▶ **Data excerpt**
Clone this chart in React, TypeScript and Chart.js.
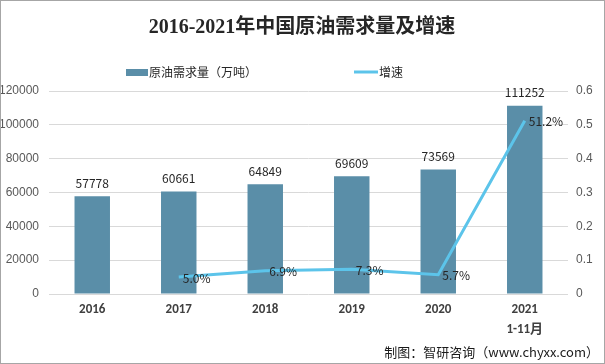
import React, { useEffect, useRef } from "react";
import { Chart, registerables } from "chart.js";

Chart.register(...registerables);

const title = "2016-2021年中国原油需求量及增速";
const categories: (string | string[])[] = ["2016", "2017", "2018", "2019", "2020", ["2021", "1-11月"]];
const demand = [57778, 60661, 64849, 69609, 73569, 111252];
const growth = [null, 0.05, 0.069, 0.073, 0.057, 0.512];
const growthLabels = ["", "5.0%", "6.9%", "7.3%", "5.7%", "51.2%"];
const barLabel = "原油需求量（万吨）";
const lineLabel = "增速";
const source = "制图：智研咨询（www.chyxx.com）";

const BAR_COLOR = "#5a8ea8";
const LINE_COLOR = "#5cc4ea";
const CJK = '"Noto Sans CJK SC", "Noto Sans", sans-serif';

const decorPlugin = {
  id: "decor",
  afterDatasetsDraw(chart: any) {
    const ctx = chart.ctx;
    ctx.save();
    const barMeta = chart.getDatasetMeta(0);
    ctx.font = `12px ${CJK}`;
    ctx.fillStyle = "#262626";
    ctx.textAlign = "center";
    ctx.textBaseline = "bottom";
    barMeta.data.forEach((el: any, i: number) => {
      ctx.fillText(String(demand[i]), el.x, el.y - 7);
    });
    const lineMeta = chart.getDatasetMeta(1);
    ctx.textAlign = "left";
    ctx.textBaseline = "middle";
    lineMeta.data.forEach((el: any, i: number) => {
      if (growth[i] == null) return;
      ctx.fillText(growthLabels[i], el.x + 4, el.y + 1);
    });
    ctx.restore();
  },
  afterDraw(chart: any) {
    const ctx = chart.ctx;
    ctx.save();
    ctx.font = `bold 20px "Liberation Serif", "Noto Sans CJK SC", serif`;
    ctx.fillStyle = "#262626";
    ctx.textAlign = "center";
    ctx.textBaseline = "middle";
    ctx.fillText(title, 302, 28);
    ctx.font = `12px ${CJK}`;
    ctx.textAlign = "left";
    ctx.fillStyle = BAR_COLOR;
    ctx.fillRect(126, 69, 22, 7);
    ctx.fillStyle = "#262626";
    ctx.fillText(barLabel, 149, 72);
    ctx.strokeStyle = LINE_COLOR;
    ctx.lineWidth = 3;
    ctx.beginPath();
    ctx.moveTo(354, 72);
    ctx.lineTo(378, 72);
    ctx.stroke();
    ctx.fillStyle = "#262626";
    ctx.fillText(lineLabel, 379, 72);
    ctx.font = `13px ${CJK}`;
    ctx.fillStyle = "#1a1a1a";
    ctx.textAlign = "right";
    ctx.fillText(source, 599, 352);
    ctx.strokeStyle = "#a6a6a6";
    ctx.lineWidth = 1;
    ctx.strokeRect(0.5, 0.5, 604, 363);
    ctx.restore();
  },
};

export default function App() {
  const ref = useRef<HTMLCanvasElement>(null);
  useEffect(() => {
    document.body.style.margin = "0";
    const chart = new Chart(ref.current!, {
      type: "bar",
      data: {
        labels: categories,
        datasets: [
          {
            type: "bar",
            label: barLabel,
            data: demand,
            backgroundColor: BAR_COLOR,
            barPercentage: 0.41,
            categoryPercentage: 1,
            yAxisID: "y",
            order: 2,
          },
          {
            type: "line",
            label: lineLabel,
            data: growth as any,
            borderColor: LINE_COLOR,
            backgroundColor: LINE_COLOR,
            borderWidth: 3,
            pointRadius: 0,
            tension: 0,
            yAxisID: "y1",
            order: 1,
          },
        ],
      },
      options: {
        responsive: false,
        animation: false,
        layout: { padding: { top: 91, left: 0, right: 0, bottom: 0 } },
        plugins: { legend: { display: false }, title: { display: false }, tooltip: { enabled: false } },
        scales: {
          x: {
            grid: { display: false, drawTicks: false },
            border: { display: false },
            ticks: {
              color: "#404040",
              font: { family: "Calibri, Carlito, 'Liberation Sans', 'Noto Sans CJK SC'", size: 13, weight: "bold", lineHeight: 1.55 } as any,
              padding: 6,
              maxRotation: 0,
            },
            afterFit(s: any) {
              s.height = 70;
            },
          },
          y: {
            position: "left",
            min: 0,
            max: 120000,
            ticks: {
              stepSize: 20000,
              color: "#595959",
              font: { size: 12, family: "'Liberation Sans', sans-serif" },
              padding: 10,
              callback: (v: any) => String(v),
            },
            grid: { color: "#d9d9d9", drawTicks: false },
            border: { display: false },
            afterFit(s: any) {
              s.width = 49;
            },
          },
          y1: {
            position: "right",
            min: 0,
            max: 0.6,
            ticks: {
              stepSize: 0.1,
              color: "#595959",
              font: { size: 12, family: "'Liberation Sans', sans-serif" },
              padding: 8,
              callback: (v: any) => String(Math.round(Number(v) * 10) / 10),
            },
            grid: { display: false, drawTicks: false },
            border: { display: false },
            afterFit(s: any) {
              s.width = 37;
            },
          },
        },
      },
      plugins: [decorPlugin],
    });
    return () => chart.destroy();
  }, []);
  return (
    <div style={{ width: 605, height: 364, background: "#fff" }}>
      <canvas ref={ref} width={605} height={364} style={{ display: "block" }} />
    </div>
  );
}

▶ **Exercise details**
Exactly reproduce the run of lines from the start of the listing through the line with "Chart.register(...registerables);", inclusive; pictures are not copied.

▶ **Exercise answer**
Clone this chart in React, TypeScript and Chart.js.
import React, { useEffect, useRef } from "react";
import { Chart, registerables } from "chart.js";

Chart.register(...registerables);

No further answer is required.